Bien sûr ! On ne passe pas 10 ans dans un club sans le supporter. La preuve, je suis revenu travailler dans la ville. Il n’y a pas de soucis, je suis à 100% derrière eux !

Depuis ce maintien de 1998, le club a vécu une trajectoire bien loin de votre époque rennaise avec un investisseur qui a fait changer le club de dimension. Quelle vision avez vous sur le sujet ?

Il le fallait. Quand je suis arrivé en 1986, le club est passé en SEM (NDLR : société d’économie mixte) après avoir connu des difficultés financières et c'est grâce à cela qu'il a redressé la situation en adoptant un plan rigoureux ! Il fallait bien rentrer dans le monde économique, ça c’est le football qui le voulait. Avec une personne solide comme François PINAULT, ça ne pouvait faire que du bien. Le centre d’entraînement qui a été fait c’était nécessaire pour que le club évolue. C’était même un bien pour le Stade Rennais.

"Je suis plus quelqu’un qui participe et le football je le vis comme joueur ou entraîneur"

Suivez vous toujours de près les résultats du club ? Allez-vous au stade ? Suivez vous les matchs en déplacement ?

Je suis les résultats mais je ne vais pas voir régulièrement les matchs. Je suis un supporter passif, je regarde, j’analyse mais je ne vais pas me lever pour crier ou critiquer. Je suis plus quelqu’un qui participe et le football je le vis comme joueur ou entraîneur. Resté assis à regarder un match, ce n’est pas mon truc.

En tant qu'ancien défenseur central, quels joueurs rennais avez vous le plus apprécié à ce poste depuis 1994 ?

Je suis plus pour Dominique Arrivagé qui m’a semblé solide pour l’équipe et donner un bon exemple. Aujourd’hui, Kader Mangane et Jean-Armel Kana-Biyik sont costauds physiquement. J’ai un petit faible aussi pour Grégory Bourillon car c’est un jeune du club à qui on a pas fait entièrement confiance. Je l’ai côtoyé un petit peu et j’aimais beaucoup son état d’esprit qui me correspond bien.

Que pensez des stoppeurs actuels du club qui ont des qualités bien différentes de ce qui se faisait à votre époque de joueur ?

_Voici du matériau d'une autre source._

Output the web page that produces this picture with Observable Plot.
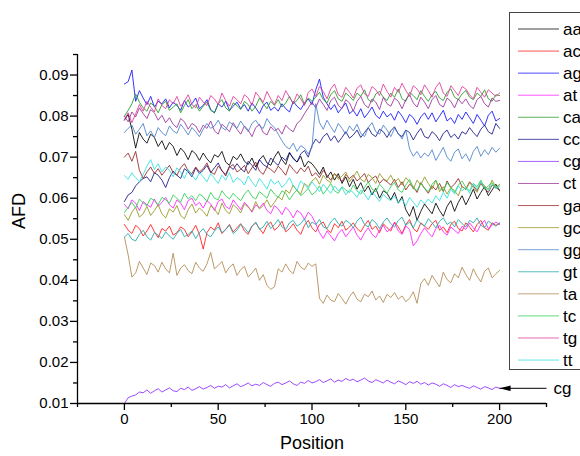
<!DOCTYPE html>
<html><head><meta charset="utf-8">
<script src="https://cdn.jsdelivr.net/npm/d3@7"></script>
<script src="https://cdn.jsdelivr.net/npm/@observablehq/plot@0.6"></script>
<style>
html,body{margin:0;padding:0;background:#fff;overflow:hidden;}
#wrap{position:relative;width:580px;height:456px;font-family:"Liberation Sans",Arial,sans-serif;}
#legend{position:absolute;left:509px;top:12px;}
</style></head>
<body><div id="wrap"></div>
<script>
// Position grid (every 2nd position, 0..200)
const positions = d3.range(0, 201, 2);
// Series values in units of 1e-4 AFD
const aa=[790,804,768,722,760,744,734,756,748,726,740, 718,736,726,704,722,712,694,716,708,692, 710,696,686,706,700,714,688,680,702,694, 708,690,682,698,676,694,704,686,680,700, 714,694,682,710,698,688,702,676,690,684, 672,658,676,650,664,644,660,636,652,628, 646,622,638,616,630,608,624,600,618,612, 596,614,588,604,572,556,580,546,568,586, 574,562,588,570,556,580,594,568,590,606, 584,602,622,598,614,628,606,620,634,618];
const ac=[536,522,514,534,526,508,520,536,518,504,526, 520,532,510,516,530,524,506,518,534,512, 476,516,530,522,540,514,524,536,518,528, 538,520,512,532,540,526,514,534,542,522, 530,544,518,526,538,522,512,534,546,528, 518,536,542,524,516,538,528,544,522,530, 540,526,518,534,546,524,532,516,538,528, 520,542,530,514,536,548,526,518,540,532, 524,538,546,522,530,516,536,544,526,520, 540,530,518,536,546,528,522,540,534,538];
const ag=[878,884,912,836,862,844,828,848,822,836,830, 842,820,834,826,814,838,822,830,844,818, 826,840,816,808,830,822,836,814,824,834, 818,828,812,832,820,806,826,834,814,822, 812,830,818,810,836,824,816,832,842,828, 864,890,846,830,816,828,808,820,832,806, 814,800,818,796,808,822,802,794,812,798, 806,790,812,800,784,804,796,780,798,808, 792,808,786,800,814,788,796,782,804,792, 810,796,782,804,790,776,802,812,788,794];
const at=[585,574,596,588,570,592,584,578,598,580,590, 602,584,576,596,588,572,594,600,582,590, 576,594,586,570,592,598,580,574,596,584, 572,590,580,566,584,576,588,570,562,582, 574,560,578,568,552,570,564,548,566,556, 538,516,502,520,508,496,514,524,506,518, 530,510,498,516,528,512,504,522,534,518, 526,540,520,512,532,524,484,496,514,528, 516,506,526,534,518,510,530,522,514,532, 524,540,528,518,536,546,526,534,542,536];
const ca=[800,814,830,854,834,820,812,832,824,808,828, 836,814,822,830,808,826,840,818,828,812, 824,834,814,808,830,840,820,812,832,826, 816,836,828,812,824,844,830,818,836,826, 840,822,832,848,830,838,852,828,844,836, 846,858,840,832,852,862,842,836,856,848, 838,856,848,864,840,834,854,860,846,838, 856,846,866,842,836,858,850,840,862,848, 836,852,860,844,838,858,866,846,840,854, 862,846,840,856,848,864,842,836,852,850];
const cc=[592,608,614,630,640,648,652,640,662,656,644, 626,650,666,656,648,672,664,652,674,660, 668,680,662,674,686,666,658,678,670,684, 672,664,690,680,668,694,682,676,698,688, 680,700,692,712,696,688,708,716,700,728, 744,734,750,758,740,752,736,748,762,746, 754,766,748,760,772,756,750,768,762,748, 764,774,756,750,766,760,742,758,770,750, 746,762,754,740,758,766,748,756,744,762, 756,772,760,750,768,778,762,756,782,770];
const cg=[100,114,118,121,128,126,133,125,131,136,128, 133,138,131,129,137,134,140,132,136,141, 135,139,144,137,142,140,146,138,143,148, 141,145,150,143,147,144,151,146,142,149, 152,146,150,155,148,144,152,149,156,150, 153,158,151,155,160,152,157,154,161,156, 159,153,157,162,155,151,158,154,150,157, 152,148,155,151,146,153,149,154,147,151, 145,150,147,142,148,144,139,146,141,144, 140,137,143,139,135,141,138,134,140,137];
const ct=[800,786,810,798,820,806,794,816,808,790,802, 784,796,780,772,794,786,768,782,776,760, 778,770,788,764,756,780,772,762,784,768, 756,776,766,750,772,780,760,754,774,764, 770,756,778,768,762,782,790,806,820,834, 820,842,828,814,838,846,826,818,840,832, 812,836,848,828,820,842,834,816,846,830, 824,844,836,818,840,852,832,822,846,834, 818,840,850,828,822,844,836,820,842,830, 842,826,818,840,848,830,822,844,836,838];
const ga=[700,710,690,714,668,648,664,676,660,672,656, 668,680,662,656,674,684,666,660,676,664, 672,686,664,658,678,668,654,676,682,664, 670,680,660,674,688,666,658,676,670,662, 678,668,656,682,670,660,674,664,678,654, 662,650,668,656,644,660,652,640,658,648, 656,642,650,660,638,648,654,636,646,640, 632,646,626,640,620,634,628,614,638,624, 612,630,620,636,616,642,626,634,648,628, 622,640,630,618,636,624,614,632,626,620];
const gc=[560,546,566,578,554,562,580,558,570,584,562, 552,574,566,582,558,550,572,586,564,576, 568,556,582,574,560,588,570,562,584,576, 564,586,578,568,592,574,582,596,578,590, 604,596,620,612,632,618,610,636,628,642, 650,634,656,644,638,660,646,654,664,640, 652,666,646,640,658,650,636,660,648,642, 656,638,648,632,650,640,622,644,632,652, 636,622,644,616,628,610,626,618,606,630, 620,638,626,614,640,630,622,644,626,634];
const gg=[760,770,778,756,768,782,752,764,748,772,760, 752,776,764,758,780,768,754,772,762,750, 768,782,770,776,790,772,766,786,778,770, 788,774,762,782,790,776,770,794,780,772, 756,740,726,720,734,714,728,722,708,724, 830,784,768,790,774,760,782,770,756,776, 764,780,758,750,772,784,762,756,778,766, 750,770,758,744,766,720,702,714,698,710, 702,718,692,708,724,700,690,712,720,696, 708,690,714,726,702,718,706,724,712,722];
const gt=[505,514,500,496,512,522,506,498,516,510,502, 518,508,500,514,524,506,512,520,502,516, 526,512,506,520,530,516,524,534,514,522, 536,528,516,532,542,524,530,544,526,536, 548,530,524,540,546,532,538,550,528,542, 536,548,530,526,542,552,538,532,546,540, 528,544,554,536,530,548,540,526,542,552, 538,530,546,554,534,542,528,548,538,532, 550,540,528,544,552,536,542,530,548,538, 530,546,540,552,534,528,544,538,532,540];
const ta=[505,462,408,418,446,430,414,442,436,420,444, 428,418,466,412,430,438,424,416,444,430, 422,440,468,428,436,446,418,432,440,412, 426,434,408,418,430,400,414,388,378,384, 428,420,440,424,416,446,432,426,442,434, 440,356,344,364,352,348,368,356,342,360, 372,354,348,366,360,374,352,362,346,366, 358,370,354,362,348,356,372,344,392,404, 388,412,398,384,420,402,394,416,406,432, 414,400,428,410,396,422,430,406,416,424];
const tc=[565,578,590,576,598,588,582,600,594,584,602, 596,588,608,600,590,612,598,606,594,610, 604,592,614,600,596,618,606,598,612,602, 594,610,620,604,598,616,608,600,622,610, 602,618,612,596,610,620,606,614,624,608, 616,630,610,622,636,618,612,628,620,614, 632,618,610,626,640,622,616,634,624,612, 628,638,620,614,632,646,626,618,636,624, 616,634,644,624,618,638,626,614,632,642, 626,618,636,628,644,622,630,638,624,632];
const tg=[792,808,784,806,828,812,836,822,810,842,826, 818,840,830,848,824,836,852,828,820,846, 834,826,850,842,828,856,838,824,848,840, 830,852,844,826,858,846,834,860,842,828, 850,838,862,846,830,854,842,826,858,866, 848,872,860,842,866,878,852,846,870,858, 844,868,876,854,848,872,864,850,878,860, 846,870,858,880,862,848,874,866,852,876, 862,846,870,882,856,848,874,862,850,872, 866,852,842,870,858,846,864,856,848,856];
const tt=[655,646,662,650,640,658,678,694,670,684,664, 676,668,652,674,664,648,670,656,644,662, 652,640,660,648,636,656,644,662,638,650, 644,632,654,640,628,648,636,622,646,634, 642,626,636,650,630,620,642,632,624,640, 628,616,634,622,612,630,618,626,608,620, 614,602,620,610,596,616,604,592,610,600, 594,606,588,598,582,602,590,578,596,586, 598,588,606,594,614,600,622,610,630,618, 626,612,636,622,640,628,618,634,624,628];

const seriesNames=["aa","ac","ag","at","ca","cc","cg","ct","ga","gc","gg","gt","ta","tc","tg","tt"];
const seriesColors=["#000000","#ff1a1a","#1010ff","#ff20ff","#229922","#151585","#8a2cff","#9a2f9a","#952525","#959520","#4a80c8","#20a8a8","#b08850","#2ccf50","#e0389a","#30e0e0"];
const yTicks=[0.01,0.02,0.03,0.04,0.05,0.06,0.07,0.08,0.09];
const yMinor=[0.015,0.025,0.035,0.045,0.055,0.065,0.075,0.085,0.095];
const xTicks=[0,50,100,150,200];
const xMinor=[-25,25,75,125,175,225];
const xDomain=[-25,225];
const yDomain=[0.01,0.095];
const annoLabel=["cg"];

const values={aa,ac,ag,at,ca,cc,cg,ct,ga,gc,gg,gt,ta,tc,tg,tt};
const rows=seriesNames.flatMap(k=>values[k].map((v,i)=>({pos:positions[i],afd:v/1e4,key:k})));
const cgLast={pos:positions[positions.length-1],afd:cg[cg.length-1]/1e4};

const arrowHead={draw(ctx){ctx.moveTo(0,0);ctx.lineTo(11,-2.8);ctx.lineTo(11,2.8);ctx.closePath();}};

const chart=Plot.plot({
  width:580,height:456,
  marginLeft:77,marginRight:34,marginTop:54,marginBottom:53,
  style:{fontFamily:"'Liberation Sans',Arial,sans-serif",fontSize:"15px",color:"#000",background:"#fff"},
  x:{domain:xDomain,label:null},
  y:{domain:yDomain,label:null},
  color:{domain:seriesNames,range:seriesColors},
  marks:[
    Plot.line(rows,{x:"pos",y:"afd",z:"key",stroke:"key",strokeWidth:1,strokeOpacity:0.85}),
    Plot.ruleX([xDomain[0]],{stroke:"#000",strokeWidth:1.3}),
    Plot.ruleY([yDomain[0]],{stroke:"#000",strokeWidth:1.3}),
    Plot.axisY(yTicks,{tickSize:7,tickPadding:2,tickFormat:".2f",fontSize:15,label:null,strokeWidth:1.3}),
    Plot.axisY(yMinor,{tickSize:4,text:null,label:null,strokeWidth:1.3}),
    Plot.axisX(xTicks,{tickSize:7,tickPadding:3,fontSize:15,label:null,strokeWidth:1.3}),
    Plot.axisX(xMinor,{tickSize:4,text:null,label:null,strokeWidth:1.3}),
    Plot.text(["Position"],{frameAnchor:"bottom",dy:45,fontSize:18}),
    Plot.text(["AFD"],{frameAnchor:"left",rotate:-90,dx:-58,fontSize:18}),
    Plot.link([cgLast],{x1:xDomain[1],y1:"afd",x2:"pos",y2:"afd",stroke:"#000",strokeWidth:1}),
    Plot.dot([cgLast],{x:"pos",y:"afd",symbol:arrowHead,fill:"#000",stroke:null}),
    Plot.text(annoLabel,{x:xDomain[1],y:cgLast.afd,dx:7,textAnchor:"start",fontSize:17})
  ]
});
const wrap=document.getElementById("wrap");
wrap.appendChild(chart);

// Legend box (cut off by the right edge, as in the reference)
const rowH=22.07;
const leg=d3.create("svg").attr("id","legend").attr("width",80).attr("height",360)
  .style("font-family","'Liberation Sans',Arial,sans-serif");
leg.append("rect").attr("x",0.5).attr("y",0.5).attr("width",120).attr("height",357)
  .attr("fill","#fff").attr("stroke","#444").attr("stroke-width",1);
const g=leg.selectAll("g").data(seriesNames).join("g")
  .attr("transform",(d,i)=>`translate(0,${17+i*rowH})`);
g.append("line").attr("x1",9).attr("x2",50).attr("stroke",(d,i)=>seriesColors[i]).attr("stroke-width",1).attr("stroke-opacity",0.75);
g.append("text").attr("x",54).attr("dy","0.35em").attr("font-size",17).text(d=>d);
wrap.appendChild(leg.node());
</script></body></html>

John Boye on le connait moins malgré quelques apparitions. Onyekachi Apam, je vais attendre avant de le juger. Pour moi, Kana-Biyik est très fort et puissant. Mangane peut être à un très bon niveau mais il manque un peu de régularité car trop souvent blessé. Pour moi, un défenseur central c’est la base, il faut que le joueur fasse tous les matchs ou presque pour le bien de l’équipe. Rennes a un potentiel athlétique très impressionnant.

S'il ne fallait retenir qu'un homme de ces 20 dernières années du club. Qui serait il et pourquoi ?

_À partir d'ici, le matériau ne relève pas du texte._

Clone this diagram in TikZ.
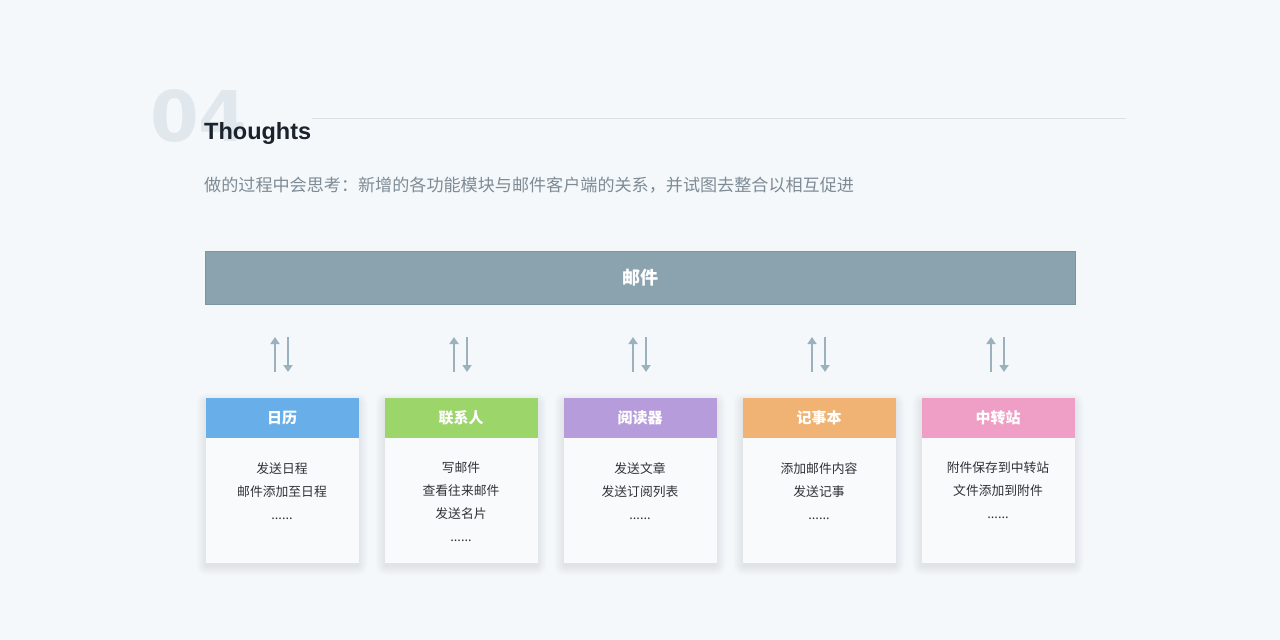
\documentclass[tikz,border=0pt]{standalone}
\usepackage{fontspec}
\setmainfont{Liberation Sans}
\newfontfamily\numfont{DejaVu Sans}
\newfontfamily\cjk{Noto Sans CJK SC}
\usetikzlibrary{arrows.meta}
\definecolor{bgc}{HTML}{F4F8FB}
\definecolor{numc}{HTML}{E0E8EE}
\definecolor{linec}{HTML}{D9E1E7}
\definecolor{titlec}{HTML}{1C222C}
\definecolor{subc}{HTML}{7E8B95}
\definecolor{barc}{HTML}{8BA3AF}
\definecolor{barb}{HTML}{7D95A1}
\definecolor{arrc}{HTML}{9BB1BE}
\definecolor{cbody}{HTML}{F9FAFC}
\definecolor{txtc}{HTML}{2E3236}
\definecolor{shc}{HTML}{8A9AA8}
\definecolor{hblue}{HTML}{68AEE8}
\definecolor{hgreen}{HTML}{9CD66A}
\definecolor{hpurple}{HTML}{B79CDB}
\definecolor{horange}{HTML}{F0B373}
\definecolor{hpink}{HTML}{EF9FC5}
\tikzset{
  cardbody/.style={fill=cbody, draw=none, minimum width=153pt, minimum height=165pt, anchor=north, inner sep=0pt},
  cardhead/.style={minimum width=153pt, minimum height=40pt, anchor=north, inner sep=0pt, text=white,
    font=\cjk\bfseries\fontsize{15}{18}\selectfont},
  cardtext/.style={anchor=north, align=center, text=txtc, font=\cjk\fontsize{12.8}{23}\selectfont, inner sep=0pt},
  biarrow/.style={draw=arrc, line width=2.4pt, -{Triangle[width=9pt,length=7pt]}},
  shadowlayer/.style={fill=shc, fill opacity=0.014, draw=none, rounded corners=\k pt},
}
\begin{document}
\begin{tikzpicture}[x=1pt,y=-1pt]
\useasboundingbox[fill=bgc] (0,0) rectangle (1280,640);
% header
\node[anchor=base west, inner sep=0pt, text=numc, font=\numfont\bfseries\fontsize{70}{70}\selectfont] (num) at (150,141) {04};
\coordinate (la) at (312,118);
\coordinate (lb) at (1126,118);
\draw[linec, line width=0.8pt] (la) -- (lb);
\node[anchor=base west, inner sep=0pt, text=titlec, font=\bfseries\fontsize{23.5}{24}\selectfont] (title) at (204,139) {Thoughts};
\node[anchor=base west, inner sep=0pt, text=subc, font=\cjk\fontsize{17.1}{18}\selectfont] (sub) at (204,191) {做的过程中会思考：新增的各功能模块与邮件客户端的关系，并试图去整合以相互促进};
% main bar
\node[fill=barc, draw=barb, line width=0.6pt, minimum width=870pt, minimum height=53pt, inner sep=0pt, text=white, font=\cjk\bfseries\fontsize{18}{20}\selectfont] (mail) at (640,277.5) {邮件};
% cards
\foreach \i/\cx/\col/\head/\body in {
  1/282/hblue/日历/{发送日程\\邮件添加至日程\\......},
  2/461/hgreen/联系人/{写邮件\\查看往来邮件\\发送名片\\......},
  3/640/hpurple/阅读器/{发送文章\\发送订阅列表\\......},
  4/819/horange/记事本/{添加邮件内容\\发送记事\\......},
  5/998/hpink/中转站/{附件保存到中转站\\文件添加到附件\\......}}{
  \foreach \k in {1,...,10}{
    \fill[shadowlayer] (\cx-76.5-\k+1,398-\k+5) rectangle (\cx+76.5+\k-1,563+\k+2);
  }
  \node[cardbody] (body\i) at (\cx,398) {};
  \node[cardhead, fill=\col] (head\i) at (\cx,398) {\head};
  \node[cardtext] (txt\i) at (\cx,462) {\body};
  \coordinate (ub\i) at (\cx-7,372);
  \coordinate (ut\i) at (\cx-7,337);
  \coordinate (dt\i) at (\cx+6,337);
  \coordinate (db\i) at (\cx+6,372);
  \draw[biarrow] (ub\i) -- (ut\i);
  \draw[biarrow] (dt\i) -- (db\i);
}
\end{tikzpicture}
\end{document}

Raymond Kéruzoré ! D’abord c’est lui m’a fait venir et qui m’a fait confiance. C’était quelqu’un de passionnant et passionné. Il avait du charisme, il nous transcendait ne serait-ce que par ses paroles.

N'avez vous jamais eu envie de retourner au club pour y occuper une autre fonction ?

Non ! Car l’ère Pinault est arrivée un an après mon départ donc en peu de temps, je ne connaissais presque plus personne au club. Il y a d’abord eu beaucoup de changements de joueurs et n’ayant plus de contacts avec les dirigeants, ça en est resté là !

Le mot de la fin ?

Je suis très fier d'avoir été fidèle au Stade Rennais FC durant dix années.